Plus as a non-programmer I went looking for the antispoof regex in the code and after unsuccessfully flailing around in numbers of places I just gave up.
@Legoktm I concur about opening this ticket; though as it is a steward's ticket I would prefer to see one of the stewards make it public.
from the noted regex
ccnorm("[Ⲙ𐌼][γўȳẙΎῨῪўӯӱӳ].*[ŚŜŞŠ][ĹĻĽĿℓ][ŢŤ][ɵ€][ŔŖŘ]") -> [Ⲙ𐌼][γўȳẙΎῨῪўӯӱӳ].*[ŚŜŞŠ][ĹĻĽĿℓ][ŢŤ][O€][ŔŖŘ]
and apologies for any duplicates to prior box, this monitor doesn't quite show the minutiæ.
From some large title blacklist entries:
- ccnorm('AǼAÀⒶÁÂÃÄÅĀĂĄǍǞǠǺȀȂȦḀẠẢẤẦẨẪẬẮẰẲẴẶÆ4@') --> AǼAÀⒶÁÂÃÄÅĀĂĄǍǞǠǺȀȂȦḀẠẢẤẦẨẪẬẮẰẲẴẶÆA@
- ccnorm('RŔŖŘȐȒṘṚṜṞ®Ρ₧ÞþΡρРрƤṔṖǷ') --> RŔŖŘȐȒṘṚṜṞRPPÞPPPPPPṔṖP
In fact I think none of us can alter policies of tasks. I initially opened this as private because I didn't knew if I'd be in need to disclose some details of what brings me here. Fortunately this has not been necessary so we can make this task public. If the need appears, I can escalate the task.
So if I want to avoid the creation of "Example" with an abusefilter in all forms possible shall I instead of using ccnorm('Example') use ccnorm('weirdfancychars')? :/
You would use ccnorm('Example').
The equivalence sets are fetches from https://www.mediawiki.org/wiki/Extension:AntiSpoof/Equivalence_sets where anyone can edit the list. Then a mere make rebuilds everything.
Direct edits to equivset.in desynchronize it, though.
A => Ǽ A À Ⓐ Á Â Ã Ä Å Ā Ă Ą Ǎ Ǟ Ǡ Ǻ Ȁ Ȃ Ȧ Ḁ Ạ Ả Ấ Ầ Ẩ Ẫ Ậ Ắ Ằ Ẳ Ẵ Ặ Æ 4 @ E => ê I => ǐ ı L => ĹĻĽĿ M => M̪ m̪ ᛗ Ⲙ P => ₧ Þ þ Ρ ρ Р р Ƥ Ṕ Ṗ Ƿ R => Ŕ Ŗ Ř Ȑ Ȓ Ṙ Ṛ Ṝ Ṟ ® ꭆ Ř S => ʂ ₷ Ś Ŝ Ş Š T => ṭ́ ₸ ƭ Ţ Ť Y => y̐ ў γ ȳ ẙ Ύ Ῠ Ὺ ў ӯ ӱ ӳ
These I don't agree with:
ꝛ <> R
ł, ℓ <> L
Do we want to add all of these? Does someone needs to vet this change?

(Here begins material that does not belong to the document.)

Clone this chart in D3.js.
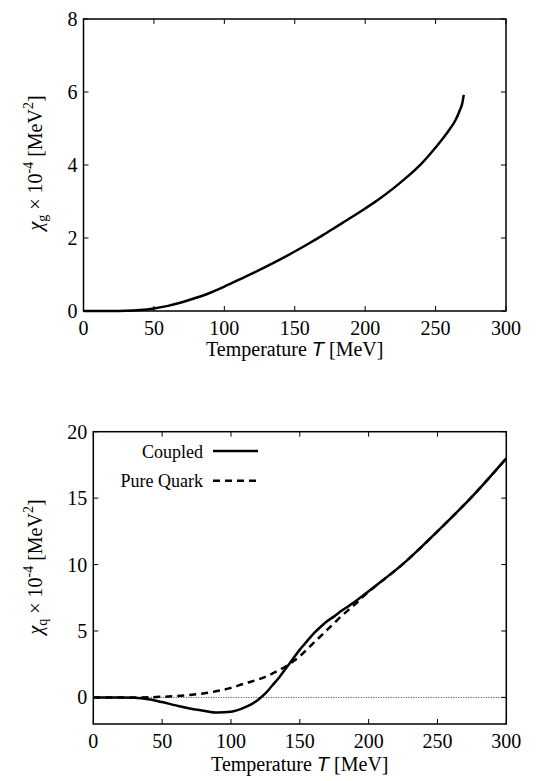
<!DOCTYPE html>
<html>
<head>
    <meta charset="utf-8">
    <title></title>
    <style>
        body { margin: 0; background: #fff; }
        .frame { fill: none; stroke: #000; stroke-width: 1.5px; }
        .tick { stroke: #000; stroke-width: 1px; }
    </style>
</head>
<body>
<script src="https://cdn.jsdelivr.net/npm/d3@7/dist/d3.min.js"></script>
<script>
    var width  = 539;
    var height = 781;
    var serif = "'Liberation Serif', 'Times New Roman', Times, 'DejaVu Serif', serif";

    // top panel: gluon susceptibility
    const tG    = [0, 10, 20, 30, 40, 50, 60, 75, 90, 100, 110, 120, 130, 140, 150, 160, 170, 180, 190, 200, 210, 220, 230, 240, 250, 255, 260, 264, 267, 269, 270];
    const chiG  = [0, 0, 0, 0.005, 0.025, 0.07, 0.14, 0.3, 0.5, 0.67, 0.85, 1.03, 1.22, 1.42, 1.63, 1.85, 2.08, 2.32, 2.56, 2.81, 3.07, 3.36, 3.68, 4.04, 4.48, 4.72, 4.98, 5.22, 5.48, 5.7, 5.92];

    // bottom panel: quark susceptibility
    const tQ       = [0, 10, 20, 30, 40, 50, 60, 70, 80, 90, 100, 110, 115, 120, 125, 130, 135, 140, 145, 150, 155, 160, 165, 170, 175, 180, 185, 190, 195, 200, 225, 250, 275, 300];
    const coupled  = [0, 0, 0, -0.02, -0.13, -0.35, -0.6, -0.83, -1.0, -1.14, -1.08, -0.75, -0.5, -0.15, 0.3, 0.9, 1.5, 2.2, 2.9, 3.6, 4.2, 4.8, 5.3, 5.75, 6.1, 6.5, 6.85, 7.2, 7.6, 8.0, 10.05, 12.5, 15.1, 18.0];
    const pureQ    = [0, 0, 0, 0, 0.01, 0.05, 0.1, 0.18, 0.3, 0.48, 0.72, 1.05, 1.2, 1.36, 1.55, 1.8, 2.05, 2.35, 2.7, 3.1, 3.6, 4.1, 4.6, 5.1, 5.6, 6.1, 6.55, 7.0, 7.5, 7.95, 10.05, 12.5, 15.1, 18.0];

    const xTicks  = [0, 50, 100, 150, 200, 250, 300];
    const yTicksG = [0, 2, 4, 6, 8];
    const yTicksQ = [0, 5, 10, 15, 20];

    var svg = d3.select("body").append("svg")
        .attr("width", width)
        .attr("height", height)
        .attr("font-family", serif);

    function panel(box, yDomain, yTicks, sub, titleY) {
        var x = d3.scaleLinear().domain([0, 300]).range([box.l, box.r]);
        var y = d3.scaleLinear().domain(yDomain).range([box.b, box.t]);
        var g = svg.append("g");

        // ticks on all four sides, pointing inward
        xTicks.forEach(function(v){
            g.append("line").attr("class","tick").attr("x1",x(v)).attr("x2",x(v)).attr("y1",box.b).attr("y2",box.b-5);
            g.append("line").attr("class","tick").attr("x1",x(v)).attr("x2",x(v)).attr("y1",box.t).attr("y2",box.t+5);
            g.append("text").attr("x",x(v)).attr("y",box.b+24)
                .attr("text-anchor","middle").attr("font-size","20px").text(v);
        });
        yTicks.forEach(function(v){
            g.append("line").attr("class","tick").attr("x1",box.l).attr("x2",box.l+5).attr("y1",y(v)).attr("y2",y(v));
            g.append("line").attr("class","tick").attr("x1",box.r).attr("x2",box.r-5).attr("y1",y(v)).attr("y2",y(v));
            g.append("text").attr("x",box.l-6).attr("y",y(v)+7)
                .attr("text-anchor","end").attr("font-size","20px").text(v);
        });

        g.append("rect").attr("class","frame")
            .attr("x",box.l).attr("y",box.t)
            .attr("width",box.r-box.l).attr("height",box.b-box.t);

        // x title
        var xt = g.append("text").attr("x",(box.l+box.r)/2).attr("y",titleY)
            .attr("text-anchor","middle").attr("font-size","20px");
        xt.append("tspan").text("Temperature ");
        xt.append("tspan").attr("font-family","'Liberation Sans', Arial, sans-serif").attr("font-style","italic").text("T");
        xt.append("tspan").text(" [MeV]");

        // y title
        var yt = g.append("text")
            .attr("transform","translate(42," + box.cy + ") rotate(-90)")
            .attr("text-anchor","middle").attr("font-size","20px");
        yt.append("tspan").attr("font-style","italic").text("\u03c7");
        yt.append("tspan").attr("font-size","14px").attr("dy",5).text(sub);
        yt.append("tspan").attr("dy",-5).text(" \u00d7 10");
        yt.append("tspan").attr("font-size","14px").attr("dy",-9).text("-4");
        yt.append("tspan").attr("dy",9).text(" [MeV");
        yt.append("tspan").attr("font-size","14px").attr("dy",-9).text("2");
        yt.append("tspan").attr("dy",9).text("]");

        return {x: x, y: y, g: g};
    }

    // top panel
    var p1 = panel({l: 83.5, r: 506, t: 19, b: 311, cy: 163}, [0, 8], yTicksG, "g", 356);
    var line1 = d3.line().x(function(d){ return p1.x(d[0]); }).y(function(d){ return p1.y(d[1]); }).curve(d3.curveMonotoneX);
    p1.g.append("path")
        .attr("d", line1(d3.zip(tG, chiG)))
        .attr("fill","none").attr("stroke","#000").attr("stroke-width",2.5);

    // bottom panel
    var p2 = panel({l: 93.3, r: 506.3, t: 431.7, b: 724, cy: 567}, [-2, 20], yTicksQ, "q", 771);
    p2.g.append("line")
        .attr("x1",p2.x(0)).attr("x2",p2.x(300)).attr("y1",p2.y(0)).attr("y2",p2.y(0))
        .attr("stroke","#000").attr("stroke-width",0.8).attr("stroke-dasharray","1,1.5");
    var line2 = d3.line().x(function(d){ return p2.x(d[0]); }).y(function(d){ return p2.y(d[1]); }).curve(d3.curveMonotoneX);
    p2.g.append("path")
        .attr("d", line2(d3.zip(tQ, pureQ)))
        .attr("fill","none").attr("stroke","#000").attr("stroke-width",2.5).attr("stroke-dasharray","7,5");
    p2.g.append("path")
        .attr("d", line2(d3.zip(tQ, coupled)))
        .attr("fill","none").attr("stroke","#000").attr("stroke-width",2.5);

    // legend
    const legendNames = ["Coupled", "Pure Quark"];
    const legendDash  = [null, "7,5"];
    legendNames.forEach(function(name, i){
        var ly = 451 + i * 29.7;
        p2.g.append("text").attr("x",203).attr("y",ly+6.5)
            .attr("text-anchor","end").attr("font-size","18px").text(name);
        p2.g.append("line").attr("x1",213).attr("x2",258).attr("y1",ly).attr("y2",ly)
            .attr("stroke","#000").attr("stroke-width",2.5)
            .attr("stroke-dasharray", legendDash[i]);
    });
</script>
</body>
</html>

ccnorm("ǼAÀⒶÁÂÃÄÅĀĂĄǍǞǠǺȀȂȦḀẠẢẤẪẮẰẲẴẶÆ4@êǐıĹĻĽĿ₧ÞþΡρРрƤṔṖǷŔŖŘȐȒṘṚṜṞ®ꭆŘʂ₷ŚŜŞŠ₸ƭŢŤўγȳẙΎῨῪўӯӱӳłℓᛗⲘM̪m̪y̐ṭ́ ") becomes AAAAAAAAAAAAAAAAAAAAAAAAAAAAAAAAEIILLLLPPPPPPPPPPPRRRRRRRRRRRRSSSSSSTTTTYYYYYYYYYYYLLMMM̪M̪Y̐T́
The four characters left (T́, M̪,m̪, Y̐) are a combination of basic latin (T, M, m, Y) with diacritical marks. I'm not sure how those work, if someone know, please explain.
I'm pretty sure AntiSpoof is not going to be able to handle combined characters in it's current implementation. Right now we can only map a single character to a single character. T́ is technically 2 unicode characters/codepoints combined into 1 visual character. (We also can't handle Æ -> AE.)